Aim of the exercise — Make an exact copy of the data below, leaving out every picture.

Source code of charts —
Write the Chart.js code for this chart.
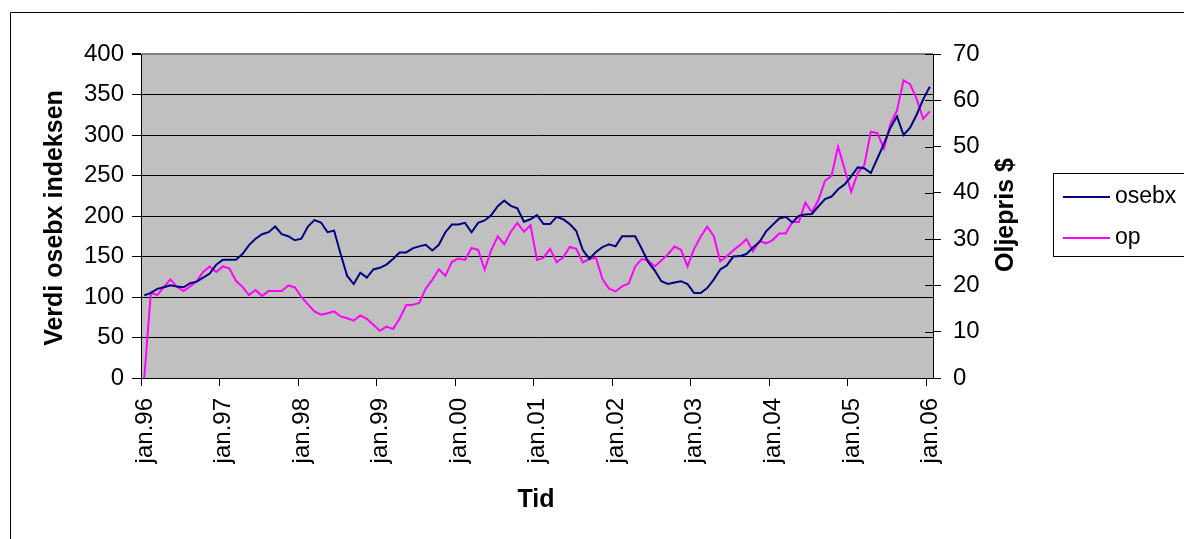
<!DOCTYPE html>
<html>
<head>
<meta charset="utf-8">
<script src="https://cdn.jsdelivr.net/npm/chart.js@4.4.1/dist/chart.umd.min.js"></script>
<style>
  html, body { margin: 0; padding: 0; background: #fff; }
  #wrap { width: 1184px; height: 539px; }
</style>
</head>
<body>
<div id="wrap"><canvas id="oilChart" width="1184" height="539"></canvas></div>
<script>
// monthly values, jan.96 .. jan.06
const osebx = [
  102, 105, 110, 112, 114.5, 113, 112, 117, 119, 124, 129, 140,
  146, 146, 146, 153, 164, 172, 177.5, 180, 187, 177.5, 175, 170,
  172, 187, 195, 192, 180, 182, 153, 126, 116, 130, 124, 134,
  136, 140, 147, 155, 155, 160, 162.5, 164.5, 157.5, 164.5, 180, 189.5,
  189.5, 191.5, 180, 191.5, 194.5, 201, 212, 219, 212.5, 209.5, 193, 196,
  201, 190, 190, 199, 196, 190, 181.5, 158, 147, 155.5, 161.5, 165,
  162.5, 175, 175, 175, 159.5, 143, 132.5, 119.5, 116, 118, 119.5, 116,
  105, 105, 111, 121.5, 134, 139, 150, 150.5, 153, 161, 168, 181,
  189, 197, 199, 192, 200, 202, 202.5, 212, 221, 224, 233, 239,
  249, 260, 259, 253, 271, 289, 309, 323, 300, 309, 325, 344,
  359.5
];
const op = [
  0, 18.4, 17.9, 19.7, 21.3, 19.7, 18.8, 19.8, 20.9, 22.9, 24.1, 22.9,
  24.1, 23.7, 21.0, 19.7, 17.9, 19.0, 17.7, 18.8, 18.8, 18.8, 20.0, 19.6,
  17.5, 15.9, 14.4, 13.7, 14.0, 14.4, 13.3, 12.9, 12.4, 13.5, 12.8, 11.5,
  10.2, 11.1, 10.6, 12.8, 15.7, 15.8, 16.2, 19.3, 21.2, 23.5, 22.1, 25.1,
  25.8, 25.5, 28.1, 27.7, 23.4, 27.6, 30.6, 28.9, 31.6, 33.5, 31.6, 33.0,
  25.5, 26.0, 27.9, 25.0, 26.1, 28.3, 27.9, 25.0, 25.7, 26.0, 21.4, 19.3,
  18.7, 19.8, 20.4, 24.1, 25.7, 25.4, 24.1, 25.4, 26.7, 28.4, 27.7, 24.1,
  27.9, 30.5, 32.7, 30.7, 25.2, 26.3, 27.6, 28.7, 30.0, 27.4, 29.6, 29.1,
  29.8, 31.2, 31.2, 33.7, 33.7, 37.9, 35.8, 38.5, 42.6, 43.7, 50.0, 45.1,
  40.2, 44.3, 46.0, 53.2, 52.9, 49.6, 54.9, 57.8, 64.3, 63.5, 60.3, 56.0,
  57.6
];
const tickLabels = ['jan.96', 'jan.97', 'jan.98', 'jan.99', 'jan.00', 'jan.01',
  'jan.02', 'jan.03', 'jan.04', 'jan.05', 'jan.06'];
const seriesNames = ['osebx', 'op'];

const FONT = "'Liberation Sans', Arial, sans-serif";

document.addEventListener('DOMContentLoaded', () => {
  initOilChart();
});

function drawUp(ctx, text, x, y) {
  ctx.save();
  ctx.translate(x, y);
  ctx.rotate(-Math.PI / 2);
  ctx.fillText(text, 0, 0);
  ctx.restore();
}

// gray plot area, outer frame, titles and the boxed legend like Excel
const excelLook = {
  id: 'excelLook',
  beforeDraw(chart) {
    const { ctx, chartArea: a } = chart;
    ctx.save();
    ctx.fillStyle = '#C0C0C0';
    ctx.fillRect(a.left, a.top, a.right - a.left, a.bottom - a.top);
    ctx.restore();
  },
  afterDraw(chart) {
    const { ctx, chartArea: a } = chart;
    const y1 = chart.scales.y1;
    ctx.save();

    ctx.strokeStyle = '#000';
    ctx.lineWidth = 1;
    ctx.beginPath();
    ctx.moveTo(10.5, 539);
    ctx.lineTo(10.5, 12.5);
    ctx.lineTo(1184, 12.5);
    ctx.stroke();

    // inner half of the right axis tick marks
    ctx.beginPath();
    y1.ticks.forEach(t => {
      const py = Math.round(y1.getPixelForValue(t.value)) + 0.5;
      ctx.moveTo(a.right - 8, py);
      ctx.lineTo(a.right, py);
    });
    ctx.stroke();

    ctx.fillStyle = '#000';
    ctx.font = 'bold 25px ' + FONT;
    ctx.textAlign = 'center';
    ctx.textBaseline = 'middle';
    drawUp(ctx, 'Verdi osebx indeksen', 55, 218);
    drawUp(ctx, 'Oljepris $', 1006, 215);
    ctx.fillText('Tid', 536, 500);

    // legend
    ctx.fillStyle = '#fff';
    ctx.fillRect(1053.5, 173.5, 200, 83);
    ctx.strokeStyle = '#000';
    ctx.strokeRect(1053.5, 173.5, 200, 83);
    ctx.font = '23px ' + FONT;
    ctx.textAlign = 'left';
    chart.data.datasets.forEach((ds, k) => {
      const ly = 197 + k * 41;
      ctx.strokeStyle = ds.borderColor;
      ctx.lineWidth = 2;
      ctx.beginPath();
      ctx.moveTo(1063, ly);
      ctx.lineTo(1110, ly);
      ctx.stroke();
      ctx.fillStyle = '#000';
      ctx.fillText(ds.label, 1115, ly);
    });
    ctx.restore();
  }
};

function initOilChart() {
  const ctx = document.getElementById('oilChart');
  if (!ctx) return;

  new Chart(ctx, {
    type: 'line',
    data: {
      datasets: [{
        label: seriesNames[0],
        data: osebx.map((v, i) => ({ x: i, y: v })),
        yAxisID: 'y',
        borderColor: '#000080',
        borderWidth: 2,
        pointRadius: 0,
        tension: 0
      }, {
        label: seriesNames[1],
        data: op.map((v, i) => ({ x: i, y: v })),
        yAxisID: 'y1',
        borderColor: '#FF00FF',
        borderWidth: 2,
        pointRadius: 0,
        tension: 0
      }]
    },
    options: {
      responsive: false,
      animation: false,
      layout: { padding: { top: 54, left: 0, right: 0, bottom: 0 } },
      plugins: {
        legend: { display: false },
        tooltip: { enabled: false }
      },
      scales: {
        x: {
          type: 'linear',
          min: -0.5,
          max: 120.5,
          afterBuildTicks: s => { s.ticks = tickLabels.map((l, k) => ({ value: -0.5 + 12 * k })); },
          afterFit: s => { s.height = 161; },
          grid: { drawOnChartArea: false, tickLength: 8, color: '#000' },
          border: { color: '#000' },
          ticks: {
            callback: (v, i) => tickLabels[i],
            autoSkip: false,
            minRotation: 90,
            maxRotation: 90,
            labelOffset: 4,
            padding: 12,
            color: '#000',
            font: { family: FONT, size: 24 }
          }
        },
        y: {
          position: 'left',
          min: 0,
          max: 400,
          afterFit: s => { s.width = 141; },
          grid: {
            color: c => (c.tick && c.tick.value === 400 ? '#808080' : '#000'),
            lineWidth: c => (c.tick && c.tick.value === 400 ? 2 : 1),
            tickColor: '#000',
            tickLength: 9
          },
          border: { color: '#000' },
          ticks: { stepSize: 50, padding: 8, color: '#000', font: { family: FONT, size: 24 } }
        },
        y1: {
          position: 'right',
          min: 0,
          max: 70,
          afterFit: s => { s.width = 251; },
          grid: { drawOnChartArea: false, tickLength: 8, color: '#000' },
          border: { color: '#000' },
          ticks: { stepSize: 10, padding: 12, color: '#000', font: { family: FONT, size: 24 } }
        }
      }
    },
    plugins: [excelLook]
  });
}
</script>
</body>
</html>
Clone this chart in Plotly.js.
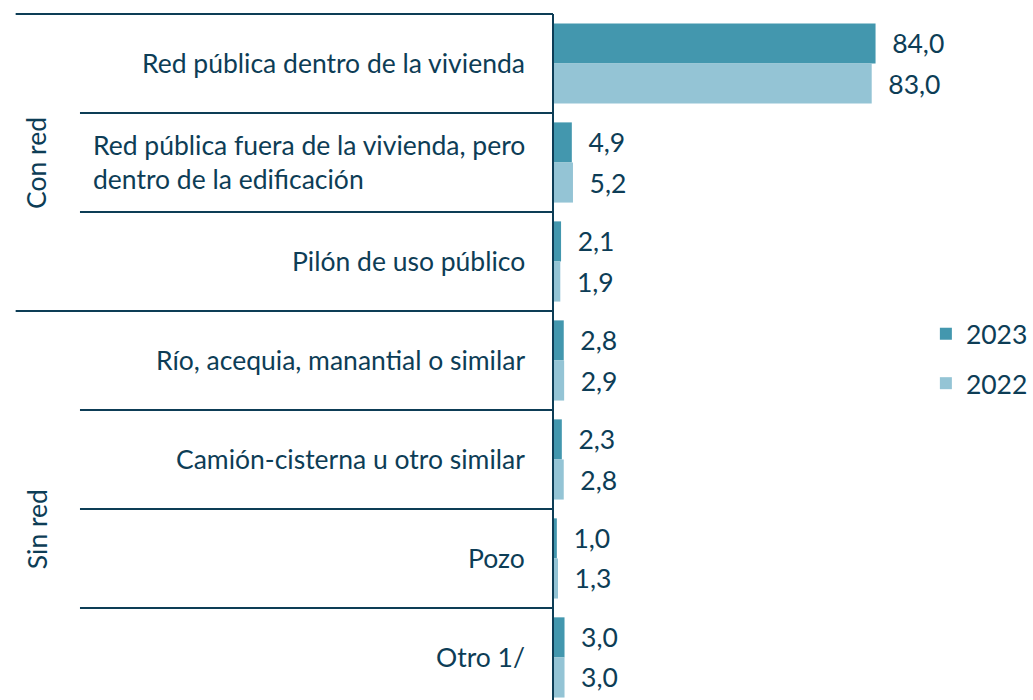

Answer to the task —
Write the Chart.js code for this chart.
<!DOCTYPE html>
<html>
<head>
<meta charset="utf-8">
<script src="https://cdn.jsdelivr.net/npm/chart.js@4.4.1/dist/chart.umd.min.js"></script>
<style>
  html, body { margin: 0; padding: 0; background: #fff; }
  #wrap { width: 1184px; height: 539px; }
</style>
</head>
<body>
<div id="wrap"><canvas id="oilChart" width="1184" height="539"></canvas></div>
<script>
// monthly values, jan.96 .. jan.06
const osebx = [
  102, 105, 110, 112, 114.5, 113, 112, 117, 119, 124, 129, 140,
  146, 146, 146, 153, 164, 172, 177.5, 180, 187, 177.5, 175, 170,
  172, 187, 195, 192, 180, 182, 153, 126, 116, 130, 124, 134,
  136, 140, 147, 155, 155, 160, 162.5, 164.5, 157.5, 164.5, 180, 189.5,
  189.5, 191.5, 180, 191.5, 194.5, 201, 212, 219, 212.5, 209.5, 193, 196,
  201, 190, 190, 199, 196, 190, 181.5, 158, 147, 155.5, 161.5, 165,
  162.5, 175, 175, 175, 159.5, 143, 132.5, 119.5, 116, 118, 119.5, 116,
  105, 105, 111, 121.5, 134, 139, 150, 150.5, 153, 161, 168, 181,
  189, 197, 199, 192, 200, 202, 202.5, 212, 221, 224, 233, 239,
  249, 260, 259, 253, 271, 289, 309, 323, 300, 309, 325, 344,
  359.5
];
const op = [
  0, 18.4, 17.9, 19.7, 21.3, 19.7, 18.8, 19.8, 20.9, 22.9, 24.1, 22.9,
  24.1, 23.7, 21.0, 19.7, 17.9, 19.0, 17.7, 18.8, 18.8, 18.8, 20.0, 19.6,
  17.5, 15.9, 14.4, 13.7, 14.0, 14.4, 13.3, 12.9, 12.4, 13.5, 12.8, 11.5,
  10.2, 11.1, 10.6, 12.8, 15.7, 15.8, 16.2, 19.3, 21.2, 23.5, 22.1, 25.1,
  25.8, 25.5, 28.1, 27.7, 23.4, 27.6, 30.6, 28.9, 31.6, 33.5, 31.6, 33.0,
  25.5, 26.0, 27.9, 25.0, 26.1, 28.3, 27.9, 25.0, 25.7, 26.0, 21.4, 19.3,
  18.7, 19.8, 20.4, 24.1, 25.7, 25.4, 24.1, 25.4, 26.7, 28.4, 27.7, 24.1,
  27.9, 30.5, 32.7, 30.7, 25.2, 26.3, 27.6, 28.7, 30.0, 27.4, 29.6, 29.1,
  29.8, 31.2, 31.2, 33.7, 33.7, 37.9, 35.8, 38.5, 42.6, 43.7, 50.0, 45.1,
  40.2, 44.3, 46.0, 53.2, 52.9, 49.6, 54.9, 57.8, 64.3, 63.5, 60.3, 56.0,
  57.6
];
const tickLabels = ['jan.96', 'jan.97', 'jan.98', 'jan.99', 'jan.00', 'jan.01',
  'jan.02', 'jan.03', 'jan.04', 'jan.05', 'jan.06'];
const seriesNames = ['osebx', 'op'];

const FONT = "'Liberation Sans', Arial, sans-serif";

document.addEventListener('DOMContentLoaded', () => {
  initOilChart();
});

function drawUp(ctx, text, x, y) {
  ctx.save();
  ctx.translate(x, y);
  ctx.rotate(-Math.PI / 2);
  ctx.fillText(text, 0, 0);
  ctx.restore();
}

// gray plot area, outer frame, titles and the boxed legend like Excel
const excelLook = {
  id: 'excelLook',
  beforeDraw(chart) {
    const { ctx, chartArea: a } = chart;
    ctx.save();
    ctx.fillStyle = '#C0C0C0';
    ctx.fillRect(a.left, a.top, a.right - a.left, a.bottom - a.top);
    ctx.restore();
  },
  afterDraw(chart) {
    const { ctx, chartArea: a } = chart;
    const y1 = chart.scales.y1;
    ctx.save();

    ctx.strokeStyle = '#000';
    ctx.lineWidth = 1;
    ctx.beginPath();
    ctx.moveTo(10.5, 539);
    ctx.lineTo(10.5, 12.5);
    ctx.lineTo(1184, 12.5);
    ctx.stroke();

    // inner half of the right axis tick marks
    ctx.beginPath();
    y1.ticks.forEach(t => {
      const py = Math.round(y1.getPixelForValue(t.value)) + 0.5;
      ctx.moveTo(a.right - 8, py);
      ctx.lineTo(a.right, py);
    });
    ctx.stroke();

    ctx.fillStyle = '#000';
    ctx.font = 'bold 25px ' + FONT;
    ctx.textAlign = 'center';
    ctx.textBaseline = 'middle';
    drawUp(ctx, 'Verdi osebx indeksen', 55, 218);
    drawUp(ctx, 'Oljepris $', 1006, 215);
    ctx.fillText('Tid', 536, 500);

    // legend
    ctx.fillStyle = '#fff';
    ctx.fillRect(1053.5, 173.5, 200, 83);
    ctx.strokeStyle = '#000';
    ctx.strokeRect(1053.5, 173.5, 200, 83);
    ctx.font = '23px ' + FONT;
    ctx.textAlign = 'left';
    chart.data.datasets.forEach((ds, k) => {
      const ly = 197 + k * 41;
      ctx.strokeStyle = ds.borderColor;
      ctx.lineWidth = 2;
      ctx.beginPath();
      ctx.moveTo(1063, ly);
      ctx.lineTo(1110, ly);
      ctx.stroke();
      ctx.fillStyle = '#000';
      ctx.fillText(ds.label, 1115, ly);
    });
    ctx.restore();
  }
};

function initOilChart() {
  const ctx = document.getElementById('oilChart');
  if (!ctx) return;

  new Chart(ctx, {
    type: 'line',
    data: {
      datasets: [{
        label: seriesNames[0],
        data: osebx.map((v, i) => ({ x: i, y: v })),
        yAxisID: 'y',
        borderColor: '#000080',
        borderWidth: 2,
        pointRadius: 0,
        tension: 0
      }, {
        label: seriesNames[1],
        data: op.map((v, i) => ({ x: i, y: v })),
        yAxisID: 'y1',
        borderColor: '#FF00FF',
        borderWidth: 2,
        pointRadius: 0,
        tension: 0
      }]
    },
    options: {
      responsive: false,
      animation: false,
      layout: { padding: { top: 54, left: 0, right: 0, bottom: 0 } },
      plugins: {
        legend: { display: false },
        tooltip: { enabled: false }
      },
      scales: {
        x: {
          type: 'linear',
          min: -0.5,
          max: 120.5,
          afterBuildTicks: s => { s.ticks = tickLabels.map((l, k) => ({ value: -0.5 + 12 * k })); },
          afterFit: s => { s.height = 161; },
          grid: { drawOnChartArea: false, tickLength: 8, color: '#000' },
          border: { color: '#000' },
          ticks: {
            callback: (v, i) => tickLabels[i],
            autoSkip: false,
            minRotation: 90,
            maxRotation: 90,
            labelOffset: 4,
            padding: 12,
            color: '#000',
            font: { family: FONT, size: 24 }
          }
        },
        y: {
          position: 'left',
          min: 0,
          max: 400,
          afterFit: s => { s.width = 141; },
          grid: {
            color: c => (c.tick && c.tick.value === 400 ? '#808080' : '#000'),
            lineWidth: c => (c.tick && c.tick.value === 400 ? 2 : 1),
            tickColor: '#000',
            tickLength: 9
          },
          border: { color: '#000' },
          ticks: { stepSize: 50, padding: 8, color: '#000', font: { family: FONT, size: 24 } }
        },
        y1: {
          position: 'right',
          min: 0,
          max: 70,
          afterFit: s => { s.width = 251; },
          grid: { drawOnChartArea: false, tickLength: 8, color: '#000' },
          border: { color: '#000' },
          ticks: { stepSize: 10, padding: 12, color: '#000', font: { family: FONT, size: 24 } }
        }
      }
    },
    plugins: [excelLook]
  });
}
</script>
</body>
</html>
Clone this chart in Plotly.js.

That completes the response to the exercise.